One Shelf Project – 2020 marked the birth of The One Shelf Project, a Giveaway of culturally relevant, historically accurate, and high-quality traditional literature and educational materials to school districts, community culture centers, and libraries serving children across New England and Upstate NY. This year’s selection included 50+ books for K-12 as well as Teacher Resources. We hope to make this an annual event in the future.
Passamaquoddy Ancestor Paddle – an annual community paddle from Indian Township to Pleasant Point reservations in Maine. In 2015 Gedakina’s role transitioned from being a partner to leading this critically important event due to tribal politics.
Penobscot Language Immersion Gathering - 2016 – a two-day language immersion gathering led by speakers of Maliseet, Passamaquoddy, and Penobscot dialects of the Wabanaki language. Co-organized with the Penobscot Nation Department of Cultural and Historical Preservation. Due to the success of this year’s gathering, we are working with language keepers to conduct gatherings every quarter for 2017.
Wabanaki Spring Social – 2021 will represent the 24th year of the largest community social gathering in Maine for Wabanaki people, co-led by Gedakina and Wabanaki Health & Wellness. Gedakina cofounders and Guiding Council members helped create this important community event to check in on community members, especially Elders, after Maine’s hard winters and as a way to support cultural continuance for Wabanaki people from New England, southern Quebec, and the Atlantic Provinces. Over 750 community members attend annually.
Youth Fishing Initiative – To promote food sovereignty and with The Bay and Paul Foundations’ help, we gifted each of our youth with a fishing pole and supplies. We then taught them how to collect night crawlers and safely remove fish from the hook. In addition, they learned the strong value of helping to provide food for their family, got some great exercise, and developed the pride and independence that comes with learning a new skill.

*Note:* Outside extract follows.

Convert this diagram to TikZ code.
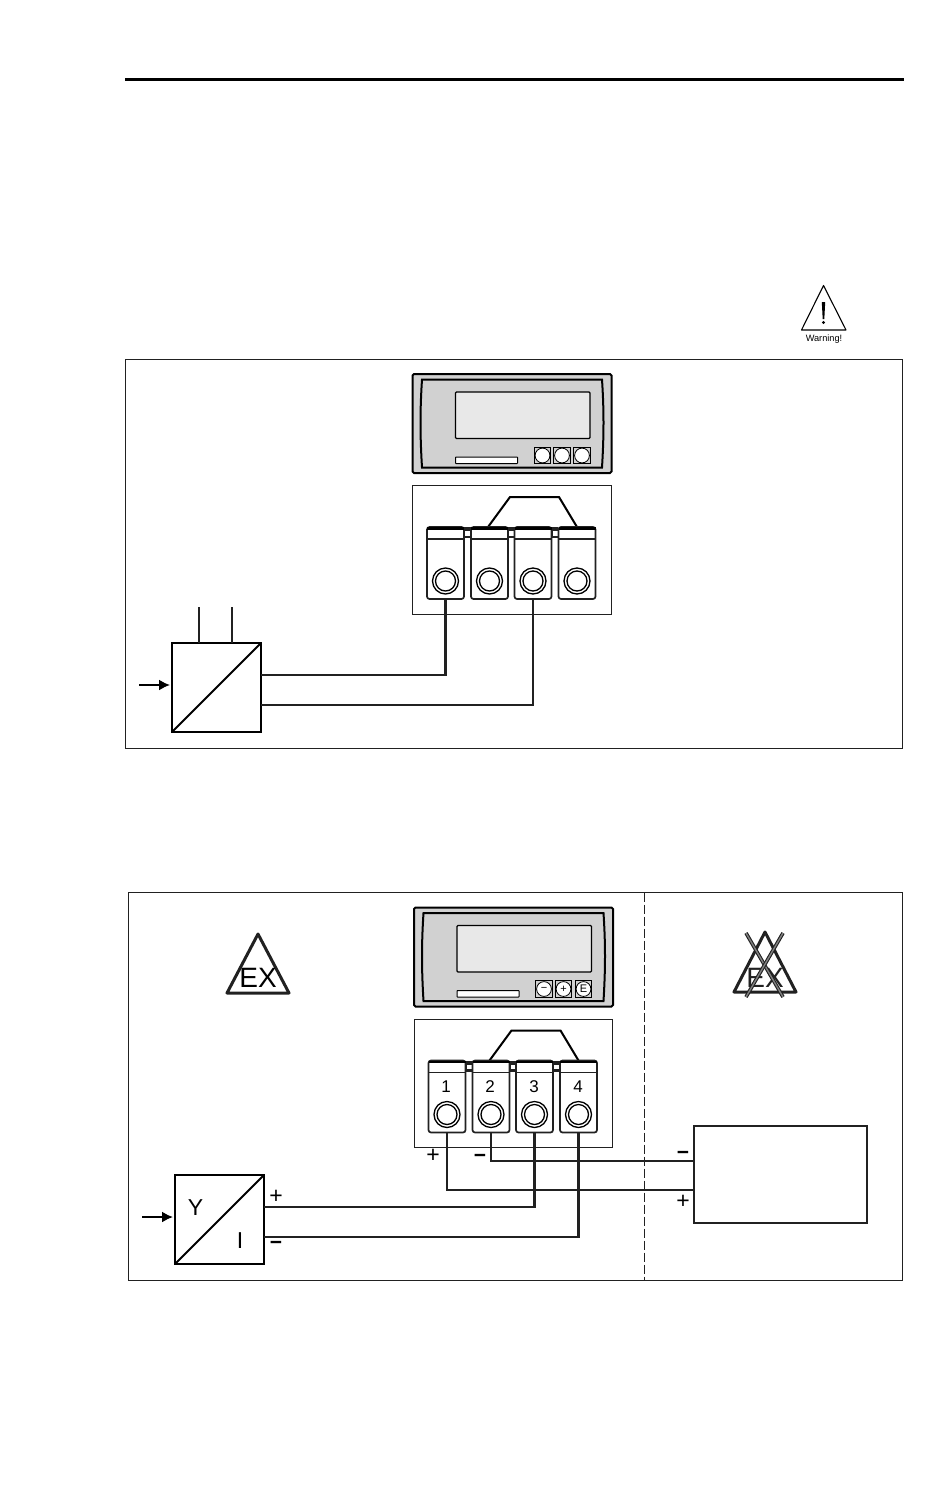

Additionally, Gedakina collaborates with community-based organizations, social justice centers, colleges, and universities on educational and awareness-building events, including discussion panels, symposia, speakers, and films. Recently we co-sponsored RISE UP! spoken word events, the Sing Our River Red (SORR) exhibit, panels on Decolonization, Environmental Justice, and Place-based History, as well as presentations by Indigenous academic and community scholars.